Interesting. So what is resolution? It seems like resolution is also an indenting thing, a way to say "indent this form like this other common form".

cfleming23:10:46

No, resolution refers to symbol resolution. So if you have a let-like macro form you’ve defined, you can say that your form should resolve its local variables in the same way as let.

cfleming23:10:36

That requires that your form conforms to the grammar for let, so it only works for forms that are very similar syntactically to their built-in counterparts.

cfleming23:10:26

Also, when the lightbulb pops up, the most convenient way to see the options is Alt-Enter rather than clicking.

cfleming23:10:57

I’ll see if I can figure out the triangle issue, I might not have seen that since I never click the bulb.

puzzler23:10:30

Alt-Enter shows the same thing as clicking on the lightbulb: misleading triangles at the right end of the option which take you to the wrong dialog.

puzzler23:10:46

Maybe you just know the "right" way to interpret, so you never noticed the triangles.

puzzler23:10:19

Is there a way to see all the forms you've "taught" to cursive? Is there a way to teach it something that persists across projects?

cfleming23:10:11

Oh, I see - you’re referring to the arrow in the popup menu, not the arrow on the lightbulb itself. Yes, that will show further options for each item, often allowing you to disable the relevant inspection, or configure it, etc.

puzzler23:10:49

Right, I thought that arrow was the only thing to click on.
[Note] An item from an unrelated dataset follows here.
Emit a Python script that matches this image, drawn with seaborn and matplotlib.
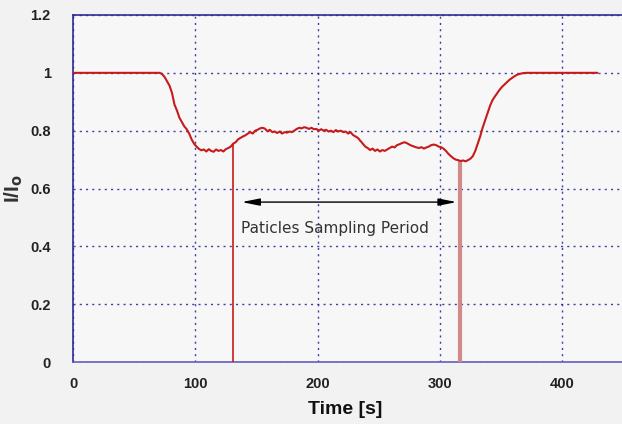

It gives you an option to "configure indentation" which is what I thought I needed to click, but it takes you somewhere that doesn't do anything.

puzzler23:10:28

Or, at least, all it lets you do is turn on and off the indentation overall, I think.

cfleming23:10:57

Yes. You can see the indentation configuration under Settings-&gt;Editor-&gt;Code Style-&gt;Clojure-&gt;Form Parameters, and the resolution configuration under Settings-&gt;Languages &amp; Frameworks-&gt;Clojure-&gt;Symbol Resolution.

cfleming23:10:35

Neither of those currently allow editing the forms, because of my fear of JTables - that’s on my list to fix.

cfleming23:10:13

Oh, and those settings should both persist across projects.

puzzler23:10:01

Is there any way to "unteach" something you've added to the indentation configuration?

cfleming23:10:00

Not currently, due to the aforementioned JTable fear. You can reconfigure the form to the correct indentation, though.

puzzler23:10:10

What is the difference between 0 and indent?

cfleming23:10:49

There probably isn’t one, now that I think about it.

cfleming23:10:09

Both will cause all forms after the head symbol to be indented two spaces.

puzzler23:10:24

Hmmm, so is there a way to get back to something working like functions do by default, i.e., things line up under the first parameter?

cfleming23:10:25

That’s something I realised was missing, and will add for the next EAP, now that you mention it. Functions internally have essentially Integer.MAX_VALUE parameters - the best approximation available in the UI right now is to set that to 9. I’ll add a “Function” option there which will do the right thing.